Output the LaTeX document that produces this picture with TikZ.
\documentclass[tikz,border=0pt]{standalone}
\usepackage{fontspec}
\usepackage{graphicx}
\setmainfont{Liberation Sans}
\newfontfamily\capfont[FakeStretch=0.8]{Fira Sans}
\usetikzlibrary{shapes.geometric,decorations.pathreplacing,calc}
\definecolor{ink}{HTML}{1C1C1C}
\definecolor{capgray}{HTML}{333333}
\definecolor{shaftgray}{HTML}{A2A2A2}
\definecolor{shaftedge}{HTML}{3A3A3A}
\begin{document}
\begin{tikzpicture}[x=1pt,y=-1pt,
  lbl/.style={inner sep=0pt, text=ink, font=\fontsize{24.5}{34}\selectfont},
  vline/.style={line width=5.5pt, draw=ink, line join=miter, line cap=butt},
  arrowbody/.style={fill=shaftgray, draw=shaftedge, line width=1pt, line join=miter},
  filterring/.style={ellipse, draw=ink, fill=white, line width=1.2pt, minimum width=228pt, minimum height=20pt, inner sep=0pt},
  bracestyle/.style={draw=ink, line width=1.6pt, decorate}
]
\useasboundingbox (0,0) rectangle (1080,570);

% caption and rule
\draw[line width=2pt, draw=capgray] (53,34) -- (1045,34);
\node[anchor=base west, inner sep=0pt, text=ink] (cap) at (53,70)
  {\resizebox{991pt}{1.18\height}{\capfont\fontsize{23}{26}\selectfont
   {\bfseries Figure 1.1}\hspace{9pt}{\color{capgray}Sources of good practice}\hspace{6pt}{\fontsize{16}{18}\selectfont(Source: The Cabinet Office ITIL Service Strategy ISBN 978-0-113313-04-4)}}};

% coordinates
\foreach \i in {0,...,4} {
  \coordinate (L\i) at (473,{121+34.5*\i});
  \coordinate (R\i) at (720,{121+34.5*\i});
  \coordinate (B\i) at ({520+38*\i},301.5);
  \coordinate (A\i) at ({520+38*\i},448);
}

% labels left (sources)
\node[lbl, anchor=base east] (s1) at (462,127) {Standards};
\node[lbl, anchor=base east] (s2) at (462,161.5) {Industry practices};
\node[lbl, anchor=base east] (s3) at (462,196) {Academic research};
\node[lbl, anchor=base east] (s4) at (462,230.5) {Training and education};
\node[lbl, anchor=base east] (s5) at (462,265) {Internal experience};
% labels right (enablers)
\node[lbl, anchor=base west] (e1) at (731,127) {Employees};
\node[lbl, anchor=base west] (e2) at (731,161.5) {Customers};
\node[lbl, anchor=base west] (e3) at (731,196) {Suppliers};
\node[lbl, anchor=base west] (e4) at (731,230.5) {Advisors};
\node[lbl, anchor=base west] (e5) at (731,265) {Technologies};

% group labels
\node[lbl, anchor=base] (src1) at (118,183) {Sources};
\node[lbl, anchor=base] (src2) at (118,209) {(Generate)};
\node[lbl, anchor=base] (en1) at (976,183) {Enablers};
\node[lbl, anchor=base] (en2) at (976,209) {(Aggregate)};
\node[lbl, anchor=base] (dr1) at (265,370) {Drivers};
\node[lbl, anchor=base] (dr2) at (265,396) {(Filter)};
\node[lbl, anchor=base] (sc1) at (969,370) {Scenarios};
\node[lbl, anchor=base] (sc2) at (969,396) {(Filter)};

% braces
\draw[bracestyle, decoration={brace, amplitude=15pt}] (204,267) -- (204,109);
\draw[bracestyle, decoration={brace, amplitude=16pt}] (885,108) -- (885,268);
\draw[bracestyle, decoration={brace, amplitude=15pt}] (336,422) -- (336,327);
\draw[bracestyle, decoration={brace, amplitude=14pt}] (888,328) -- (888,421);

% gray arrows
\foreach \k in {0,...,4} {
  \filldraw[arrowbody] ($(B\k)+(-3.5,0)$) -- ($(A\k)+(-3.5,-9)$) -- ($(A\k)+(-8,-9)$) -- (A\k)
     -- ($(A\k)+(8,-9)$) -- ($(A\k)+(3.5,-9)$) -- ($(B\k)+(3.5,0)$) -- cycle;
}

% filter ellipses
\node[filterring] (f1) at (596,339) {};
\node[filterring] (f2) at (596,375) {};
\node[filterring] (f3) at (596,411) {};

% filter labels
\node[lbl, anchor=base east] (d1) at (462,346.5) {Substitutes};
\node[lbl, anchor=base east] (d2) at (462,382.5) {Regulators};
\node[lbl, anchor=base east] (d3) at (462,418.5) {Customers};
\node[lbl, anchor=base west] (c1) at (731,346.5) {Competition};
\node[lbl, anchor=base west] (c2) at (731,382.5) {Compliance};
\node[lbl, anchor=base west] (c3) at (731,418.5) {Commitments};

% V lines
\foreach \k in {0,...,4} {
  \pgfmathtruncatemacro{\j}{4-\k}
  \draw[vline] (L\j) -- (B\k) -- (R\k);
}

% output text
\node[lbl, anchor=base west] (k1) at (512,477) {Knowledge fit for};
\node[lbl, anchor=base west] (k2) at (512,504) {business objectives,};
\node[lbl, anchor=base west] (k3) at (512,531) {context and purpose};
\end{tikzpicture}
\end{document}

_ _ _

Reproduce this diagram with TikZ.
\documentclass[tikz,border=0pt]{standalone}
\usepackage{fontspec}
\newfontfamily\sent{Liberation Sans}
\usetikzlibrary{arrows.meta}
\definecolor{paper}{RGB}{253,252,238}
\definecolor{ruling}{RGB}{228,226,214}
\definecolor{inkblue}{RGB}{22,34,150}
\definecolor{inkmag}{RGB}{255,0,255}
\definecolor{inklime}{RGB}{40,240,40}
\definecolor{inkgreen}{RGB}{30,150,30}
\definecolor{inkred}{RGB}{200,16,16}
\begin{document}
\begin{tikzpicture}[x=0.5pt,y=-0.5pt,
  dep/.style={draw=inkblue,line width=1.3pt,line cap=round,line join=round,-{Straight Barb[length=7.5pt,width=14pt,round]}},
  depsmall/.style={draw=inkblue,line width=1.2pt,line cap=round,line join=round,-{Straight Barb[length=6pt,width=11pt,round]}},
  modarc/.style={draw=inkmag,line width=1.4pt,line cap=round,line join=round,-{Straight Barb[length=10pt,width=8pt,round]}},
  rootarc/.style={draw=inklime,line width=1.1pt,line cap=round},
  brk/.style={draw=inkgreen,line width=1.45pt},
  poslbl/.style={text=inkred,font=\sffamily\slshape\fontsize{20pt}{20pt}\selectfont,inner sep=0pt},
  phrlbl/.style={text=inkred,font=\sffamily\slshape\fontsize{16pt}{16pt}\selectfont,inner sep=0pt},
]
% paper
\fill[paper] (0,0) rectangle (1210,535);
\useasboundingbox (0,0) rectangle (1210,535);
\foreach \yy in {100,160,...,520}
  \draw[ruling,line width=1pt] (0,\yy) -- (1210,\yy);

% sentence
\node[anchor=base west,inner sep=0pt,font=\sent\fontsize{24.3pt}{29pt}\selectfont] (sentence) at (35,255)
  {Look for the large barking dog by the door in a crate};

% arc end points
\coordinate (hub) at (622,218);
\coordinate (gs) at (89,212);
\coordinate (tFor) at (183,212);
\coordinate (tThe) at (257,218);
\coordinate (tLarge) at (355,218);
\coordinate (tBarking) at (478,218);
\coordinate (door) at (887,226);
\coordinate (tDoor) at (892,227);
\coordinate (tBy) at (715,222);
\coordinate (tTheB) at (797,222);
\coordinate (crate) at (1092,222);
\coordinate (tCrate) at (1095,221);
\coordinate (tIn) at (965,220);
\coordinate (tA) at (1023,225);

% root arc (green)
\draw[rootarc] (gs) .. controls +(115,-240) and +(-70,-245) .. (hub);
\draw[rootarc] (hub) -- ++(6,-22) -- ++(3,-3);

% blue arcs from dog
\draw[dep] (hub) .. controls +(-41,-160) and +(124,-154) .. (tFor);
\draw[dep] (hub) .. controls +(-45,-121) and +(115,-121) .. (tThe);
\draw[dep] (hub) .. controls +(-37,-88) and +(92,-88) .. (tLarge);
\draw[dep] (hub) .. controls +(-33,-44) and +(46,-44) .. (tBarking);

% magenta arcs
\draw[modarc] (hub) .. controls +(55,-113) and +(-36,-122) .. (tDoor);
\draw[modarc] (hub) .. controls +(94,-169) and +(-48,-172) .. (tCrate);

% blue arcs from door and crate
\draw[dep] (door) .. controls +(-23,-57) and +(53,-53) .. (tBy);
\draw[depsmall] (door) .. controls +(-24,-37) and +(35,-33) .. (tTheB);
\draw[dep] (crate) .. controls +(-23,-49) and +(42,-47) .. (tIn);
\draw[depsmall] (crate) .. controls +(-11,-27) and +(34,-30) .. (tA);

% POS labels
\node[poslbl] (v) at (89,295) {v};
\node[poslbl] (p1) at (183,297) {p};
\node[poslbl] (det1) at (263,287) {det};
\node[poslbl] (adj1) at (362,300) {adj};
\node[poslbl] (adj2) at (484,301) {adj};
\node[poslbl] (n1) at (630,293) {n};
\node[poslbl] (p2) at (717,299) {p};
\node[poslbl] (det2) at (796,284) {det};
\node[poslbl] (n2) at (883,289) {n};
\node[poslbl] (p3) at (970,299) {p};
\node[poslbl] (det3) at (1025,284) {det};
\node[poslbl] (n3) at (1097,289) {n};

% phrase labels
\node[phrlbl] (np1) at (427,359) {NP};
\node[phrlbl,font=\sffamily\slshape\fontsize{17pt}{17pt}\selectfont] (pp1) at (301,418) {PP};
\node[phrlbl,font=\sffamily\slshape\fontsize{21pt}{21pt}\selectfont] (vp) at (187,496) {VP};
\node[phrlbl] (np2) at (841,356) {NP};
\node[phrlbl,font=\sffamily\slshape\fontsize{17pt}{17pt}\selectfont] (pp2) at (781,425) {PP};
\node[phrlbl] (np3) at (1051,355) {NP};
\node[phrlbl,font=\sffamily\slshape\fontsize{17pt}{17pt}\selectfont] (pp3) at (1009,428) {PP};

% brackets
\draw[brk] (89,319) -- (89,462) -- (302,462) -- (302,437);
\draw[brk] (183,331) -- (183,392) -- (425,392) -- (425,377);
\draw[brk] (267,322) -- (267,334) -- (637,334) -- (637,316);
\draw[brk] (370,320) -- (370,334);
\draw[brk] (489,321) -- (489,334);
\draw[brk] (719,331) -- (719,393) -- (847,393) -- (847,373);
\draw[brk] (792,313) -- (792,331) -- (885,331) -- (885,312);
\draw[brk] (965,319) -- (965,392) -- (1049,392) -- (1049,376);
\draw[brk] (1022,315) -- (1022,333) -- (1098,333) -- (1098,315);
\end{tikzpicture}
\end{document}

_ _ _

DIRECTION.
Extract and reproduce exactly the lines opening with the line containing "Reproduce this diagram with TikZ." and closing with the line containing "for the large", inclusive.

FULL OUTPUT.
Reproduce this diagram with TikZ.
\documentclass[tikz,border=0pt]{standalone}
\usepackage{fontspec}
\newfontfamily\sent{Liberation Sans}
\usetikzlibrary{arrows.meta}
\definecolor{paper}{RGB}{253,252,238}
\definecolor{ruling}{RGB}{228,226,214}
\definecolor{inkblue}{RGB}{22,34,150}
\definecolor{inkmag}{RGB}{255,0,255}
\definecolor{inklime}{RGB}{40,240,40}
\definecolor{inkgreen}{RGB}{30,150,30}
\definecolor{inkred}{RGB}{200,16,16}
\begin{document}
\begin{tikzpicture}[x=0.5pt,y=-0.5pt,
  dep/.style={draw=inkblue,line width=1.3pt,line cap=round,line join=round,-{Straight Barb[length=7.5pt,width=14pt,round]}},
  depsmall/.style={draw=inkblue,line width=1.2pt,line cap=round,line join=round,-{Straight Barb[length=6pt,width=11pt,round]}},
  modarc/.style={draw=inkmag,line width=1.4pt,line cap=round,line join=round,-{Straight Barb[length=10pt,width=8pt,round]}},
  rootarc/.style={draw=inklime,line width=1.1pt,line cap=round},
  brk/.style={draw=inkgreen,line width=1.45pt},
  poslbl/.style={text=inkred,font=\sffamily\slshape\fontsize{20pt}{20pt}\selectfont,inner sep=0pt},
  phrlbl/.style={text=inkred,font=\sffamily\slshape\fontsize{16pt}{16pt}\selectfont,inner sep=0pt},
]
% paper
\fill[paper] (0,0) rectangle (1210,535);
\useasboundingbox (0,0) rectangle (1210,535);
\foreach \yy in {100,160,...,520}
  \draw[ruling,line width=1pt] (0,\yy) -- (1210,\yy);

% sentence
\node[anchor=base west,inner sep=0pt,font=\sent\fontsize{24.3pt}{29pt}\selectfont] (sentence) at (35,255)
  {Look for the large barking dog by the door in a crate};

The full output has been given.